The U.S. Bureau of Labor Statistics reported that while 901,000 Oklahoma workers received hourly wages in 2017, about 28,000 were paid minimum wage or less.
Although Oklahoma’s minimum wage mirrors the federal rate, the National Conference of State Legislatures reports that nearly 30 other states require starting pay be more than $7.25.
“I believe the working poor of Oklahoma deserve more than $7.25 an hour,” said Jimmy Curry, president of the labor union Oklahoma AFL-CIO. “We fully support raising the minimum wage.”
While Curry said $10.50 is a “good starting place,” no one could afford to live alone in a one-bedroom apartment on that wage.
Curry said most Oklahomans receiving minimum wage hold two to three different jobs.
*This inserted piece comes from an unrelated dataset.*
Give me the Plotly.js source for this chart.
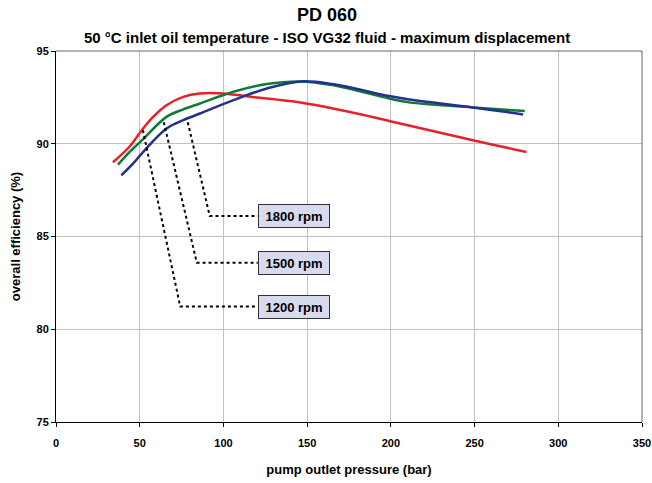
<!DOCTYPE html>
<html><head><meta charset="utf-8">
<script src="https://cdn.plot.ly/plotly-3.0.1.min.js"></script>
<style>body{margin:0;background:#fff}#c{width:652px;height:483px}</style>
</head><body><div id="c"></div>
<script>
// pressure (bar) and efficiency (%) per speed
const p1200 = [34, 44, 52, 58, 66, 76, 86, 100, 116, 146, 175, 199, 249, 281];
const e1200 = [89.0, 89.85, 90.82, 91.45, 92.08, 92.53, 92.71, 92.71, 92.53, 92.22, 91.72, 91.23, 90.19, 89.56];
const p1500 = [37, 44, 52, 66, 76, 86, 106, 126, 146, 165, 199, 211, 249, 280];
const e1500 = [88.87, 89.56, 90.25, 91.45, 91.85, 92.17, 92.8, 93.22, 93.36, 93.16, 92.44, 92.23, 91.96, 91.76];
const p1800 = [39, 46, 52, 66, 76, 86, 106, 126, 146, 165, 199, 211, 249, 279];
const e1800 = [88.3, 88.93, 89.55, 90.82, 91.27, 91.63, 92.35, 92.98, 93.36, 93.22, 92.57, 92.39, 91.96, 91.58];
const speedLabels = ["1200 rpm", "1500 rpm", "1800 rpm"];
// leader lines: start on curve, corner, label anchor
const leadStartX = [51.9, 64.4, 78.7];
const leadStartY = [90.73, 91.16, 91.16];
const leadCornerX = [74.2, 84.1, 91.8];
const labelY = [81.22, 83.59, 86.11];
const labelX = 142;
const labelLeftX = 120.5;

const font = "Liberation Sans, Arial, sans-serif";
const traces = [
  {x: p1200, y: e1200, mode: "lines", line: {color: "#e8202a", width: 2.5, shape: "spline", smoothing: 1}, name: speedLabels[0]},
  {x: p1500, y: e1500, mode: "lines", line: {color: "#0f7a34", width: 2.5, shape: "spline", smoothing: 1}, name: speedLabels[1]},
  {x: p1800, y: e1800, mode: "lines", line: {color: "#22318f", width: 2.5, shape: "spline", smoothing: 1}, name: speedLabels[2]}
];
const shapes = [];
const labelAnn = [];
for (let i = 0; i < 3; i++) {
  shapes.push({type: "path", xref: "x", yref: "y",
    path: `M ${leadStartX[i]},${leadStartY[i]} L ${leadCornerX[i]},${labelY[i]} L ${labelLeftX},${labelY[i]}`,
    line: {color: "#000", width: 2, dash: "dot"}});
  labelAnn.push({x: labelX, y: labelY[i], xref: "x", yref: "y", showarrow: false,
    text: "<b>" + speedLabels[i] + "</b>", font: {family: font, size: 13, color: "#000"},
    bgcolor: "#d8dbef", bordercolor: "#333", borderwidth: 1, borderpad: 3, width: 64, height: 16});
}
const layout = {
  width: 652, height: 483,
  margin: {l: 56, r: 10, t: 51, b: 61},
  paper_bgcolor: "#fff", plot_bgcolor: "#fff",
  showlegend: false,
  font: {family: font, color: "#000"},
  xaxis: {range: [0, 350], dtick: 50, tick0: 0, showgrid: true, gridcolor: "#c0c0c0", gridwidth: 1,
    zeroline: false, showline: true, linecolor: "#000", linewidth: 1, mirror: false,
    ticks: "outside", ticklen: 4, tickcolor: "#000", ticklabelstandoff: 7,
    tickfont: {family: font, size: 11, weight: "bold"},
    title: {text: "<b>pump outlet pressure (bar)</b>", font: {family: font, size: 13}, standoff: 16}},
  yaxis: {range: [75, 95], dtick: 5, tick0: 75, showgrid: true, gridcolor: "#c0c0c0", gridwidth: 1,
    zeroline: false, showline: true, linecolor: "#000", linewidth: 1,
    ticks: "outside", ticklen: 4, tickcolor: "#000", tickfont: {family: font, size: 11, weight: "bold"},
    title: {text: "<b>overall efficiency (%)</b>", font: {family: font, size: 13}, standoff: 12}},
  shapes: shapes.concat([
    {type: "line", xref: "paper", yref: "paper", x0: 0, x1: 1, y0: 1, y1: 1, line: {color: "#666", width: 1}},
    {type: "line", xref: "paper", yref: "paper", x0: 1, x1: 1, y0: 0, y1: 1, line: {color: "#666", width: 1}}
  ]),
  annotations: [
    {xref: "paper", yref: "paper", x: 0.4625, y: 1, yshift: 24, xanchor: "center", yanchor: "bottom", showarrow: false,
     text: "<b>PD 060</b>", font: {family: font, size: 18, color: "#000"}},
    {xref: "paper", yref: "paper", x: 0.4625, y: 1, yshift: 3, xanchor: "center", yanchor: "bottom", showarrow: false,
     text: "<b>50 °C inlet oil temperature - ISO VG32 fluid - maximum displacement</b>", font: {family: font, size: 15, color: "#000"}}
  ].concat(labelAnn)
};
Plotly.newPlot("c", traces, layout, {staticPlot: true});
</script></body></html>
Raising the pay would help the economy and benefit the working poor, he said.
“Minimum wage workers — for every extra dollar or 50 cents an hour — they will be spending it,” he said. “They will not be saving it. They will be putting it back directly into the economy.”
Still, Curry said the proposal is likely to face resistance from restaurants and fast food associations because it will impact their bottom lines.
Jonathan Small, president of the Oklahoma Council of Public Affairs, a conservative-leaning think tank, said he’s concerned about the proposal.
He said research has shown that raising minimum wages is not the best way to help the most vulnerable find work but instead hurts low-skilled and aging workers the most, he said.
“The reason for that is because typically companies that have employees that are being paid near the minimum wage, they’re faced with lower margins on a per entity basis,” he said.
Oklahomans could see restaurants close, and other businesses could opt to replace human workers with less costly automated technology, he said.
In addition, Small said the state’s economy is recovering, but oil and gas prices are now declining. He said wages are rising and employers are voluntarily increasing pay.
“The last thing we want to do is make it more difficult for people to find work by government arbitrarily setting wages that have no correlation to what’s going on in the market,” he said.